Поездка по железной дороге — 1943
Поезд во время войны, хромой и изувеченный: все места заняты, пассажиры сидят на корточках в коридорах, лежат в коридорах, втискиваются в проходы между вагонами. Люди лежат на багажных полках над сиденьями, людей укладывают в багажном отсеке, людей запихивают в грязные санузлы. Люди, давка человеческих тел. В затхлом воздухе стоит жуткий смрад: запах нестиранной одежды, немытых тел, вонь испражнений, мочи и табака.
«Guardate come siamo ridotti», — говорит кто-то. Смотрите, до чего нас довели.
Поезд, запинаясь, ползет сквозь ночь и часами стоит на станциях, причем единственным никчемным объяснением простоев служат обычные сплетни: готовится воздушный рейд, рельсы повреждены диверсантами, мотор заглох, не хватает угля, не хватает рабочих — не хватает ума. Фрау Хюбер жмется в углу первоклассного купе, у самого окна. Место у окна — последняя роскошь, которую может предоставить ей посольство. Когда тьма изредка рассеивается, она смотрит в окно — смотрит на сумрачный мир, смотрит, как холмы и деревни тают в осенней полумгле, как реки, мосты и леса исчезают в ночи. Тем временем все остальные пассажиры в купе смотрят на нее: они знают, что она немка, но не знают, что это отныне означает.
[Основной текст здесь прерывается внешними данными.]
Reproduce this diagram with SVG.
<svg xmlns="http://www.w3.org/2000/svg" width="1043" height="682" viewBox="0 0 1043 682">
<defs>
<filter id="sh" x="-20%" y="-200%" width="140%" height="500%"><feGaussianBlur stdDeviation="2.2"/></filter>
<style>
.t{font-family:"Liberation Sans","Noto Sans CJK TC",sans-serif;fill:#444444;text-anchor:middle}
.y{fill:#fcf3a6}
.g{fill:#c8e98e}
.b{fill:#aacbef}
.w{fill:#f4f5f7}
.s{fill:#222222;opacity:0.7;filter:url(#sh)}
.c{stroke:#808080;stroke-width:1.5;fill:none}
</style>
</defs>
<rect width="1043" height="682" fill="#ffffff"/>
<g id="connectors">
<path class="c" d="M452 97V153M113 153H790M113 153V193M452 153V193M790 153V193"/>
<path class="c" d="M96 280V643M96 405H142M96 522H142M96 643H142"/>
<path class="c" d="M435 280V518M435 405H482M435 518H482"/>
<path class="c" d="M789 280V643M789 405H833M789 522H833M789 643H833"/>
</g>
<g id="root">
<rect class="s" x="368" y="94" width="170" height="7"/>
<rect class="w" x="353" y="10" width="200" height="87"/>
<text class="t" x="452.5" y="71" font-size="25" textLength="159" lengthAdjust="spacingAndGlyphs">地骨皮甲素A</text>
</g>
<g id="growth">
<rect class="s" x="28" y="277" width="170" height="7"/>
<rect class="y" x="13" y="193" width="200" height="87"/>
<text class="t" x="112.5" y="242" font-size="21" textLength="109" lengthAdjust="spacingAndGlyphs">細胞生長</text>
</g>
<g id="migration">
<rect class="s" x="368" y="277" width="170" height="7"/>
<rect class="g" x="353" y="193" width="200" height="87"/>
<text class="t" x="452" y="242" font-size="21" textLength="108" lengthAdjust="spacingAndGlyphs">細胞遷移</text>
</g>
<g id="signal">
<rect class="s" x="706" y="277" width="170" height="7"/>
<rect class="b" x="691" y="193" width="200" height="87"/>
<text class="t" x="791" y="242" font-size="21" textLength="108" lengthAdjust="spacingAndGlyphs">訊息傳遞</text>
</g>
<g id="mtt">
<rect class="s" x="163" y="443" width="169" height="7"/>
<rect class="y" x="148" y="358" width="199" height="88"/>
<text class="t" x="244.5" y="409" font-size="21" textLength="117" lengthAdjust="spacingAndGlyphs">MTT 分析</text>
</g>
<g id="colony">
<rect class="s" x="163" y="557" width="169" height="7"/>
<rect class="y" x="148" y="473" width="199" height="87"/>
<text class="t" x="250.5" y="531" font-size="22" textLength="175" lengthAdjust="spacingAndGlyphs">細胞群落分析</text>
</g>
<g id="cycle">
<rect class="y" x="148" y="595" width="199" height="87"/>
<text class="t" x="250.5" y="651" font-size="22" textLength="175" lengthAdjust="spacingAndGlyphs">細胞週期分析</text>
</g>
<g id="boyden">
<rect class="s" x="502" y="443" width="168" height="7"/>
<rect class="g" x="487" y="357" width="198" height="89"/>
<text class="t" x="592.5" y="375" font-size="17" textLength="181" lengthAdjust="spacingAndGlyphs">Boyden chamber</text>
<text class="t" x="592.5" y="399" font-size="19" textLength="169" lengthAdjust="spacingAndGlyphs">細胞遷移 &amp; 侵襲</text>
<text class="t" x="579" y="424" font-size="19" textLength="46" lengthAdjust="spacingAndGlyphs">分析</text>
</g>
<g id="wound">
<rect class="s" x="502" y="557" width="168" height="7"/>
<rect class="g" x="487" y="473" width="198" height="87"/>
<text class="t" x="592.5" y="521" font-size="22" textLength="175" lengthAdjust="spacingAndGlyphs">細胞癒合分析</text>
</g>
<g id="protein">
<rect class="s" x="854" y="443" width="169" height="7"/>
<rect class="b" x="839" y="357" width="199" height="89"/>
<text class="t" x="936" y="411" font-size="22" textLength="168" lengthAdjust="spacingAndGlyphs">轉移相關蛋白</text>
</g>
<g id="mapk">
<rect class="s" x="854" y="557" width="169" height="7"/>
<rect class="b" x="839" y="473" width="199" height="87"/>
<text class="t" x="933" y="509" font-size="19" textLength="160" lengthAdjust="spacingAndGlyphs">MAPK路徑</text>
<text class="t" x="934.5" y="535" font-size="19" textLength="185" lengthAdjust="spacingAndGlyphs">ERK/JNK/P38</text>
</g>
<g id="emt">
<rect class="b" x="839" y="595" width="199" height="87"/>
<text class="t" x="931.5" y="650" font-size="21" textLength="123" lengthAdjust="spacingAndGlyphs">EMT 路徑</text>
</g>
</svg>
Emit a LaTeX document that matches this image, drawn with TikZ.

Ее служанка — суетливая женщина из Альта Адидже, которая согласилась на эту поездку при условии, что попадет домой, — сидит напротив и тихо постанывает. В купе, помимо них, сидят еще восемь человек: двое морских офицеров, скользкий делец, явно промышляющий на черном рынке, женщина с двумя детьми и двое парней, которые должны носить военную форму. Пассажиры искоса поглядывают друг на друга, ибо окружены они миром подозрений, миром, где мотивы поступков всегда неясны, а честь — категория весьма относительная. Женщина, которая сидит возле фрау Хюбер, ездила в Рим в больницу. Всем желающим она объясняет, что ее муж умирает от рака. То, что человек умирает от обычной болезни в разгар войны, кажется абсурдом. Она углубляется в детали заболевания, но так и не объясняет, почему он лежит в римской больнице, где ему не помогут, а не дома, где ему просто не сумеют помочь.
— По крайней мере, Папа рядом с ним, — пожимая плечами она, как будто пространственная близость к понтифику может сыграть роль в излечении злокачественной опухоли. — А ты куда едешь? — интересуется она у фрау Хюбер. Женщина использует фамильярное местоимение tu, как будто обращается к ребенку: — Е tu, dovevai?
— Я еду домой.
— Germania?
— Germania.
Проехав Флоренцию, поезд поднимается в горы. В купе становится прохладно. Отопление не работает, а если и работает, то его никто не включил. Поезд врывается в туннель, и звуки отражаются от стен с неожиданной яростью. Фрау Хюбер думает о падающих бомбах, оползнях, ловушках. Затем следует благословенное освобождение — капли дождя, словно галька, вновь колотят об узорчатую черноту окна. Гретхен беспокойно спит. В те редкие моменты, когда ей все-таки удается уснуть, она видит свой личный кромешный ад — лишь затем, чтобы, проснувшись, увидеть ад общий: толчея, струи воды на окне, ерзанье и стоны недовольных попутчиков. Переезд через Апеннинский водораздел занимает три часа. Едва спустившись со склона, поезд останавливается где-то на периферии города, погруженный во мрак среди блочных домов и разрушенных фабрик.
— Где мы? — спрашивает фрау Хюбер так, словно ее лишают законного права знать свое местоположение. — Что это? Почему мы остановились? — От служанки толку никакого: та может лишь хныкать и стонать. В темном вагоне люди о чем-то взволнованно кудахчут, небо озаряется далекими вспышками, которые могут быть как осенними молниями, так и снарядами. Слово «Болонья» передается из уст в уста, словно сплетня. Bologna.
Наконец поезд сдвигается с места, вздрагивает и вновь катится вдаль — по заброшенным окраинам в сторону вокзала, и сплетня превращается в факт: указатели с надписью «BOLOGNA» проносятся за окном. Пар крупными клочьями поднимается с крыши, словно дым адских костров.
В Болонье планы меняются. Фрау Хюбер продумала все до мельчайших подробностей. Она стоит на платформе, окруженная людьми, и крепко держит свою служанку за плечи, словно пытаясь вразумить ее при помощи силы.